Directions | Copy all lines below containing "draw".

Dataset content |
*****
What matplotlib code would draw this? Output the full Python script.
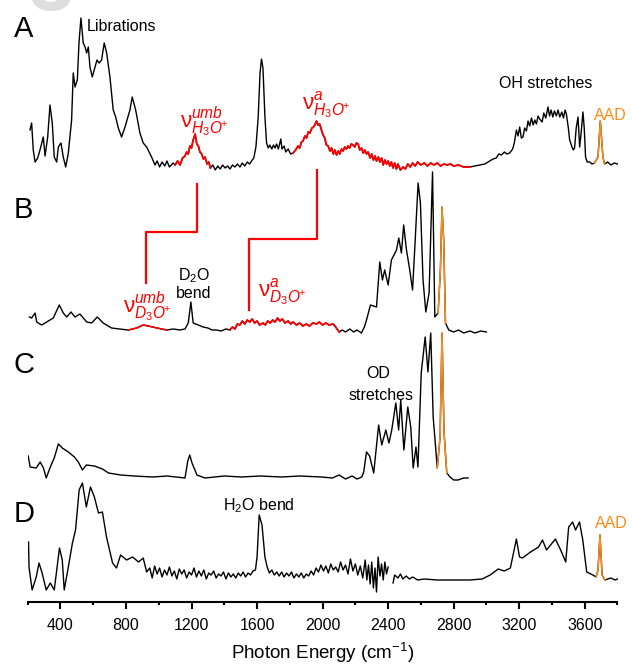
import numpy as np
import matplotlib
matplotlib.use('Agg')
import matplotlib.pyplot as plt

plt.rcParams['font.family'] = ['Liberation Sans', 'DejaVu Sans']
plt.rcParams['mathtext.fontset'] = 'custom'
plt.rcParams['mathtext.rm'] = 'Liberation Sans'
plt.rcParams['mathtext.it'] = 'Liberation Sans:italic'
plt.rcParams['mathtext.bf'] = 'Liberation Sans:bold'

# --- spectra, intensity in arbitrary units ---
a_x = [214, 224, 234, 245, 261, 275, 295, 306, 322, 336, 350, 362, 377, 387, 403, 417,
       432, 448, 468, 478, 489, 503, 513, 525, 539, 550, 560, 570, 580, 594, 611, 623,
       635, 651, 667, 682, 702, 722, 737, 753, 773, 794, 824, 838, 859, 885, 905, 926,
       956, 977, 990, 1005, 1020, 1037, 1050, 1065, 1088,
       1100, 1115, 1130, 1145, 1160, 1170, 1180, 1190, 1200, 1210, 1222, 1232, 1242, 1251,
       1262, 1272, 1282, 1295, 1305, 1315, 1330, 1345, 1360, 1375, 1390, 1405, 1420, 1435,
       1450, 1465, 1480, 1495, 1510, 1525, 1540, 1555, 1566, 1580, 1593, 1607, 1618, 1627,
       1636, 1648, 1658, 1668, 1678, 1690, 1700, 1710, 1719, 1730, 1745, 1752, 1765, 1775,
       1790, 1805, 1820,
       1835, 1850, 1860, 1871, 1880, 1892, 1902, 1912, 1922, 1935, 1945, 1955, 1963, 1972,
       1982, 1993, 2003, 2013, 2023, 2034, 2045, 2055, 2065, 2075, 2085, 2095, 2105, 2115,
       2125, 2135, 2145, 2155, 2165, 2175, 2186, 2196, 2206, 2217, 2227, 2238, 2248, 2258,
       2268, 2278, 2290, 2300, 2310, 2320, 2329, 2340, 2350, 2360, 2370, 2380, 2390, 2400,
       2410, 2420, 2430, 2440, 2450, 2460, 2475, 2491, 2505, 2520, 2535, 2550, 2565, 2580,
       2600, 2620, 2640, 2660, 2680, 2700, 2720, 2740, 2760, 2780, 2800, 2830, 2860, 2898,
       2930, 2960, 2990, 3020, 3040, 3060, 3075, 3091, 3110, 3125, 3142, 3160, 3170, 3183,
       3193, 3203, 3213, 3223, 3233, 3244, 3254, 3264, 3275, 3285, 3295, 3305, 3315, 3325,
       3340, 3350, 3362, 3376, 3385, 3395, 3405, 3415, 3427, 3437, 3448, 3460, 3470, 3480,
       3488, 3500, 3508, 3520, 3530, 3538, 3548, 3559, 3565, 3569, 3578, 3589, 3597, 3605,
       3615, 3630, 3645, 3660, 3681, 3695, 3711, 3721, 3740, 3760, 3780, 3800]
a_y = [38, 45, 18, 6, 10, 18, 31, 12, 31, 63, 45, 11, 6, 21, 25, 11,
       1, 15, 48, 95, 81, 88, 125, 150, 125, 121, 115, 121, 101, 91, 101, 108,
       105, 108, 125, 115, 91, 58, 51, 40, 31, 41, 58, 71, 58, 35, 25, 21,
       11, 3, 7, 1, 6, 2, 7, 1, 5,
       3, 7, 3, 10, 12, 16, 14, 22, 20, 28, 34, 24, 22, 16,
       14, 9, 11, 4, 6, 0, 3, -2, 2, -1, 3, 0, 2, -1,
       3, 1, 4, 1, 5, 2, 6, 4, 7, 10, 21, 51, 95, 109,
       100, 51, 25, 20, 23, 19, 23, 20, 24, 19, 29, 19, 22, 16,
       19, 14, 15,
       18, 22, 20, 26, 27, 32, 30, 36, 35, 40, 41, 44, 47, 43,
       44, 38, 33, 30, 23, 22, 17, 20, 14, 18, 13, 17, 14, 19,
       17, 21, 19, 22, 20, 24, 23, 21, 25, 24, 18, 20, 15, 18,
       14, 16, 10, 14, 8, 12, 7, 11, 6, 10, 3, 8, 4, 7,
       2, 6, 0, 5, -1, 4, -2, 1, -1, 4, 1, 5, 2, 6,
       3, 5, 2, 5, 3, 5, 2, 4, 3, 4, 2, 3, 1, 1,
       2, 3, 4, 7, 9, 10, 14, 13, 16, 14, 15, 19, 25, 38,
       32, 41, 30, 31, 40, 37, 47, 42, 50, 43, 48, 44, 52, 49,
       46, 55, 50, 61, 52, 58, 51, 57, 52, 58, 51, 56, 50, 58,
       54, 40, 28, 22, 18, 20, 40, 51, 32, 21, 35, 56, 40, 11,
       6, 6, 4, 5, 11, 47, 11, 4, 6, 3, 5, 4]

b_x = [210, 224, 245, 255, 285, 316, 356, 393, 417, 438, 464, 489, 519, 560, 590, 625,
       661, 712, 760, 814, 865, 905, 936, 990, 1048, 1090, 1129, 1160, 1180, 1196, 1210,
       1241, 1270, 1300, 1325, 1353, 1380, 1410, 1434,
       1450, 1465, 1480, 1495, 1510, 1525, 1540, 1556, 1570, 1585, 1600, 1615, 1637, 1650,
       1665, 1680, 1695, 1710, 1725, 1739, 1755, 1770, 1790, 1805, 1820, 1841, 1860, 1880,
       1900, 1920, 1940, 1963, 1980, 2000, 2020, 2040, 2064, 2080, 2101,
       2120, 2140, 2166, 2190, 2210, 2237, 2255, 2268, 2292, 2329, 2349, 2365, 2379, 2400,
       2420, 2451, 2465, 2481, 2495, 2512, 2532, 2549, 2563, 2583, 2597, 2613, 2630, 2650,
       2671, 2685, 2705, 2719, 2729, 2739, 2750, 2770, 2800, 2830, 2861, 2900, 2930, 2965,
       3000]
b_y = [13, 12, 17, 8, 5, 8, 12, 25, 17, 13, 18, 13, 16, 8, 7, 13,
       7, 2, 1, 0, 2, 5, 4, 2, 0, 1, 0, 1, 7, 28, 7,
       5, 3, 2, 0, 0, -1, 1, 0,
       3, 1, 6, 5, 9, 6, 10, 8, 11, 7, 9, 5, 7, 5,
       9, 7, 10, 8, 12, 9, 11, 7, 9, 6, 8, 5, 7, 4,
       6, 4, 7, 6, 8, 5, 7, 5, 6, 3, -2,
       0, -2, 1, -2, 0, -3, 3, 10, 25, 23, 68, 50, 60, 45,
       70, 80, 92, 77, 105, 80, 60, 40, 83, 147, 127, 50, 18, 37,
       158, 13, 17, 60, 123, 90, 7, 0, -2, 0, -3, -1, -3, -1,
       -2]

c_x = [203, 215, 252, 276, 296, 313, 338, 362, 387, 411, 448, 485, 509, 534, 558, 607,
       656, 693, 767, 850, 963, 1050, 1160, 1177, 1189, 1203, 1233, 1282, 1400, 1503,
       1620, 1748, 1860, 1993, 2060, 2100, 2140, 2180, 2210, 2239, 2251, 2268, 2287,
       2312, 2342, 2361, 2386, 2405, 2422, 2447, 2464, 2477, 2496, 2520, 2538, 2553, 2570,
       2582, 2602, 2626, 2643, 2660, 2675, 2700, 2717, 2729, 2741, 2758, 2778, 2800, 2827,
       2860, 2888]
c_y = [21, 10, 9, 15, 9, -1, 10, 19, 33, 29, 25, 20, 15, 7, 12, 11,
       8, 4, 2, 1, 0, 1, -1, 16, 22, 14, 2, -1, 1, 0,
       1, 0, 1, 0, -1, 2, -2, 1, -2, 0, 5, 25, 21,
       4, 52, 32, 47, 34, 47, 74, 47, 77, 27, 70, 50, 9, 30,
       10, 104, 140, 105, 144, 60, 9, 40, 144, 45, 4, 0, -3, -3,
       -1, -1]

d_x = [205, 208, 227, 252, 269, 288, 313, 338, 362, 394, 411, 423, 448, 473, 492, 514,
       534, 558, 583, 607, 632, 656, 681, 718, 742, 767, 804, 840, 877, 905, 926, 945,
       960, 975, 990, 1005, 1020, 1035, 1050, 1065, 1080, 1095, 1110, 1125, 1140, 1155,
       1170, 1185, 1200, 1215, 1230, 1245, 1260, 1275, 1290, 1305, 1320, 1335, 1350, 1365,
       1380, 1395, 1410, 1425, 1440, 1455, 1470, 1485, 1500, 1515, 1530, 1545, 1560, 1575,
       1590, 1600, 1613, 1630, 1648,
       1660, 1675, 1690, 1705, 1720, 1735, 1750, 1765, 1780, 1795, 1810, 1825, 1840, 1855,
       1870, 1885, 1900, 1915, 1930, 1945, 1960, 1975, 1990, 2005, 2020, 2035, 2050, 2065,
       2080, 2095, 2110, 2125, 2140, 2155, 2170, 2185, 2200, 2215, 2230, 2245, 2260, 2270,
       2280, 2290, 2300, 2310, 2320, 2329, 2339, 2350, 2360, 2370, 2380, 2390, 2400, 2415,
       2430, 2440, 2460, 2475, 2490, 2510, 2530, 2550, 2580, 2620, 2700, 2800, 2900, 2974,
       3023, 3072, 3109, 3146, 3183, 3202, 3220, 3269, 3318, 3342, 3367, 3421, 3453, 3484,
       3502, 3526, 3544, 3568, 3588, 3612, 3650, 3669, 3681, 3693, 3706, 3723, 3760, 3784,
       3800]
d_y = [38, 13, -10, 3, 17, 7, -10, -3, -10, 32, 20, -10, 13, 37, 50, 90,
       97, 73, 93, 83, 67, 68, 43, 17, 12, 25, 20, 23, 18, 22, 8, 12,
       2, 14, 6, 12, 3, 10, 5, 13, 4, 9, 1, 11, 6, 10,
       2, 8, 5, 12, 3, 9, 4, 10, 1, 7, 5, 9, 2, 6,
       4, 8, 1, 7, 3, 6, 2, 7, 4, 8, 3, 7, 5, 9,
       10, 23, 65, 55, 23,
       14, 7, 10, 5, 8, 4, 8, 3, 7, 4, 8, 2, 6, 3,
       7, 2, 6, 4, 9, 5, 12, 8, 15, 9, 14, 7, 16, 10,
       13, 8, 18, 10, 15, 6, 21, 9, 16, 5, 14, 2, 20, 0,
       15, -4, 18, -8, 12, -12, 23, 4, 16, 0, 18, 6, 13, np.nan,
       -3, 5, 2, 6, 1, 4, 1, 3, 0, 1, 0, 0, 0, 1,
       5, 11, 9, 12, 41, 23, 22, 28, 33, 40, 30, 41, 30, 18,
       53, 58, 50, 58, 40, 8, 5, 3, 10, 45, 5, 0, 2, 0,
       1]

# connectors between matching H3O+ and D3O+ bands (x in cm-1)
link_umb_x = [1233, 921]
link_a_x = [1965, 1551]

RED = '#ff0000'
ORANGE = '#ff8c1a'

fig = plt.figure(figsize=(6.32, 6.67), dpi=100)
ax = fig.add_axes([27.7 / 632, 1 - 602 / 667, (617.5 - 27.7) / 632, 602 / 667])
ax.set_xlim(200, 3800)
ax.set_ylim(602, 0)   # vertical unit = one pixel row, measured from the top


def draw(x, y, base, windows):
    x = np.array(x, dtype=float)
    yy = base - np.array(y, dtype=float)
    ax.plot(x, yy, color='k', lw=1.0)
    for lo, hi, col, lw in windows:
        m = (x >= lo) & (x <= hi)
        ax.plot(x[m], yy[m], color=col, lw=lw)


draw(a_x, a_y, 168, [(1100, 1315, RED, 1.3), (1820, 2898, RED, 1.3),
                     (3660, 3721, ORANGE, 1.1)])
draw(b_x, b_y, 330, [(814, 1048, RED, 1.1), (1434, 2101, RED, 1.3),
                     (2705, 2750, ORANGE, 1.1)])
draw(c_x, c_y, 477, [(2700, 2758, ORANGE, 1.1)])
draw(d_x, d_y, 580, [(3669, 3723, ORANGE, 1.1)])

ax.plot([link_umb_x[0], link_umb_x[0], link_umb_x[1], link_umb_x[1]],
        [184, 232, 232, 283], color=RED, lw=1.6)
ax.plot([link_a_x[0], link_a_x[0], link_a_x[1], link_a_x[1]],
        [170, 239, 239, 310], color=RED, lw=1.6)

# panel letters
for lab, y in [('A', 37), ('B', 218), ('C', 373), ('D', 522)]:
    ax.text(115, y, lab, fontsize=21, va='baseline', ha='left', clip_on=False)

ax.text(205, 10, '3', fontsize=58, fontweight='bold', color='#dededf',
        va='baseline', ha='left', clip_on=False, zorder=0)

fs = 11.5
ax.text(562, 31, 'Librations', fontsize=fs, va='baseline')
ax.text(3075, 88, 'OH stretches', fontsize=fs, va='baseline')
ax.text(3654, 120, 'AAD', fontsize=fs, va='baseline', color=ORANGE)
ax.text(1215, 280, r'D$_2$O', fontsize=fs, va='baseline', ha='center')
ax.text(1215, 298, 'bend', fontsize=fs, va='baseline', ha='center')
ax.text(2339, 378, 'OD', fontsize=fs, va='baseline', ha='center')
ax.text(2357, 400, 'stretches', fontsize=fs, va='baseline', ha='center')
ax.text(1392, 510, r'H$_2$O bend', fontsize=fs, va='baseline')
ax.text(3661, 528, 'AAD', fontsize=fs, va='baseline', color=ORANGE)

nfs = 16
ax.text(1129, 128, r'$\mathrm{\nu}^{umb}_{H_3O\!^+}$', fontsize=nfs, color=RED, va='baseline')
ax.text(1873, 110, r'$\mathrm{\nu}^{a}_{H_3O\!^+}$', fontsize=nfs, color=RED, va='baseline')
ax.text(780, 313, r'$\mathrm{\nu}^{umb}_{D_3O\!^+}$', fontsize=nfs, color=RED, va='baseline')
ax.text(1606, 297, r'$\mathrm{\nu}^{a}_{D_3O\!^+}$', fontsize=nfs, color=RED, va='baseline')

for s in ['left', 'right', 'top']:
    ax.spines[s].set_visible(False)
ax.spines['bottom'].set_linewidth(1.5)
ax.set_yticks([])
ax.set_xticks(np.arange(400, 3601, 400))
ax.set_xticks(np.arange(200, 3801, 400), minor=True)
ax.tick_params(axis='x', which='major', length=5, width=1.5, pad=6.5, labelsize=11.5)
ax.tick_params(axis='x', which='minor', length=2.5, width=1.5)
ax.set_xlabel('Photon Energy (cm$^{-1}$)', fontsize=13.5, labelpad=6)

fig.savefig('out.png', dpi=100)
*****
Exercise result |
What matplotlib code would draw this? Output the full Python script.
def draw(x, y, base, windows):
draw(a_x, a_y, 168, [(1100, 1315, RED, 1.3), (1820, 2898, RED, 1.3),
draw(b_x, b_y, 330, [(814, 1048, RED, 1.1), (1434, 2101, RED, 1.3),
draw(c_x, c_y, 477, [(2700, 2758, ORANGE, 1.1)])
draw(d_x, d_y, 580, [(3669, 3723, ORANGE, 1.1)])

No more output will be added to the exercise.